Tod Hanson

Tod Hanson

Should public art be place-specific?

For me it is important, but I don’t think it is always necessary. A lot of great art can be moved around. Almost all my work is generated from a situation, a place perhaps – because it helps me pin things down.  Take Eros in Piccadilly Circus. That’s a fantastic thing that could take a trip and be enjoyed in many other places. Yet it also now makes that place.  You hope that a place has triggered an idea that gives a piece of work its depth.

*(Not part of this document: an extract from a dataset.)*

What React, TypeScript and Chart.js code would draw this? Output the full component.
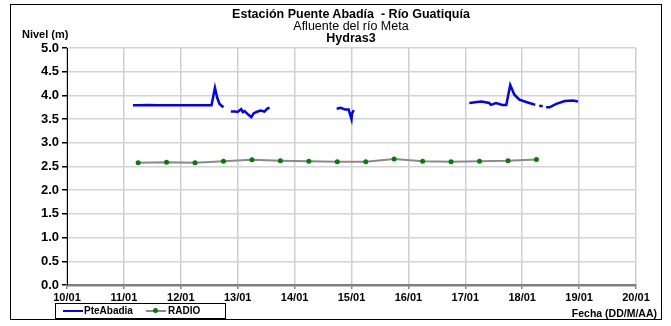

And if you are fitting it into a particular slot, then that makes you carve it into some sort of partnership.  The two pieces I created for Balham High Street, one from faience tiles under the railway bridge, and the other a large scale digital print on an ‘ugly’ gable end wall had a brief to give greater identity.  I squinted and looked at the High Street, and I saw all these painted white Victorian architectural details, the keystones, brackets, string courses and window frames and that’s what I used for the large white digital print piece [on the ‘ugly wall’].  Under the bridge, using beautiful green faience tiles, I used some of those details, with patterns derived from the rhythm of rooftops to create a kind of hum, or resonance that reflected the busy-ness of the High Street. Both pieces have a musical aspect, like a score, or a large instrument.

Tod was commissioned by Wandsworth Council and the Balham Partnership via arts consultant Modus Operandi to work with Metropolitan Workshop to create locally-distinctive art works on three sites in Balham town centre.